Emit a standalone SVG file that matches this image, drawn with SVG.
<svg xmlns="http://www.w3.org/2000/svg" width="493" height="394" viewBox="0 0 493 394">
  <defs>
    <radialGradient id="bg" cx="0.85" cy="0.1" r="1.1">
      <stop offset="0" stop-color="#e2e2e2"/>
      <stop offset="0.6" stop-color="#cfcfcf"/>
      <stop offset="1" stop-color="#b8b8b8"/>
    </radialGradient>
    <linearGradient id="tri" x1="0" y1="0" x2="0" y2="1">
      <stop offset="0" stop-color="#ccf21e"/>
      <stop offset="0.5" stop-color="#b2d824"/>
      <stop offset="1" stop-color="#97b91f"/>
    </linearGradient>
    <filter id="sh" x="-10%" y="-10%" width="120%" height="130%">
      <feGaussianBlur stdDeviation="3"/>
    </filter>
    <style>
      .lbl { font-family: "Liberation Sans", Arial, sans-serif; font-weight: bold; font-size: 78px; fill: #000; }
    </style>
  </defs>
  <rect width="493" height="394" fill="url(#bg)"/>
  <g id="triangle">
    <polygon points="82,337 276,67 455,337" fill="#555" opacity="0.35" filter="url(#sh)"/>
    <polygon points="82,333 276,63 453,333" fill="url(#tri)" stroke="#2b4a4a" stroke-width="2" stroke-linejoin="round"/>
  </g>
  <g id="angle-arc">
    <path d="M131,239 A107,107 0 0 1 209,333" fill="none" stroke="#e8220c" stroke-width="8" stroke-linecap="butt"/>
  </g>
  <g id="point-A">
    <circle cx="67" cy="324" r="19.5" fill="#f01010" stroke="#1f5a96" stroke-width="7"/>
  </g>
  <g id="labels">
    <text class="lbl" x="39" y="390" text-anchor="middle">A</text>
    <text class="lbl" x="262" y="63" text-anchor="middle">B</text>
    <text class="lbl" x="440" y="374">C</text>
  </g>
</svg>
- - -
What the task asks
Retype the listing. Match it exactly.

Solution for this exercise
Emit a standalone SVG file that matches this image, drawn with SVG.
<svg xmlns="http://www.w3.org/2000/svg" width="493" height="394" viewBox="0 0 493 394">
  <defs>
    <radialGradient id="bg" cx="0.85" cy="0.1" r="1.1">
      <stop offset="0" stop-color="#e2e2e2"/>
      <stop offset="0.6" stop-color="#cfcfcf"/>
      <stop offset="1" stop-color="#b8b8b8"/>
    </radialGradient>
    <linearGradient id="tri" x1="0" y1="0" x2="0" y2="1">
      <stop offset="0" stop-color="#ccf21e"/>
      <stop offset="0.5" stop-color="#b2d824"/>
      <stop offset="1" stop-color="#97b91f"/>
    </linearGradient>
    <filter id="sh" x="-10%" y="-10%" width="120%" height="130%">
      <feGaussianBlur stdDeviation="3"/>
    </filter>
    <style>
      .lbl { font-family: "Liberation Sans", Arial, sans-serif; font-weight: bold; font-size: 78px; fill: #000; }
    </style>
  </defs>
  <rect width="493" height="394" fill="url(#bg)"/>
  <g id="triangle">
    <polygon points="82,337 276,67 455,337" fill="#555" opacity="0.35" filter="url(#sh)"/>
    <polygon points="82,333 276,63 453,333" fill="url(#tri)" stroke="#2b4a4a" stroke-width="2" stroke-linejoin="round"/>
  </g>
  <g id="angle-arc">
    <path d="M131,239 A107,107 0 0 1 209,333" fill="none" stroke="#e8220c" stroke-width="8" stroke-linecap="butt"/>
  </g>
  <g id="point-A">
    <circle cx="67" cy="324" r="19.5" fill="#f01010" stroke="#1f5a96" stroke-width="7"/>
  </g>
  <g id="labels">
    <text class="lbl" x="39" y="390" text-anchor="middle">A</text>
    <text class="lbl" x="262" y="63" text-anchor="middle">B</text>
    <text class="lbl" x="440" y="374">C</text>
  </g>
</svg>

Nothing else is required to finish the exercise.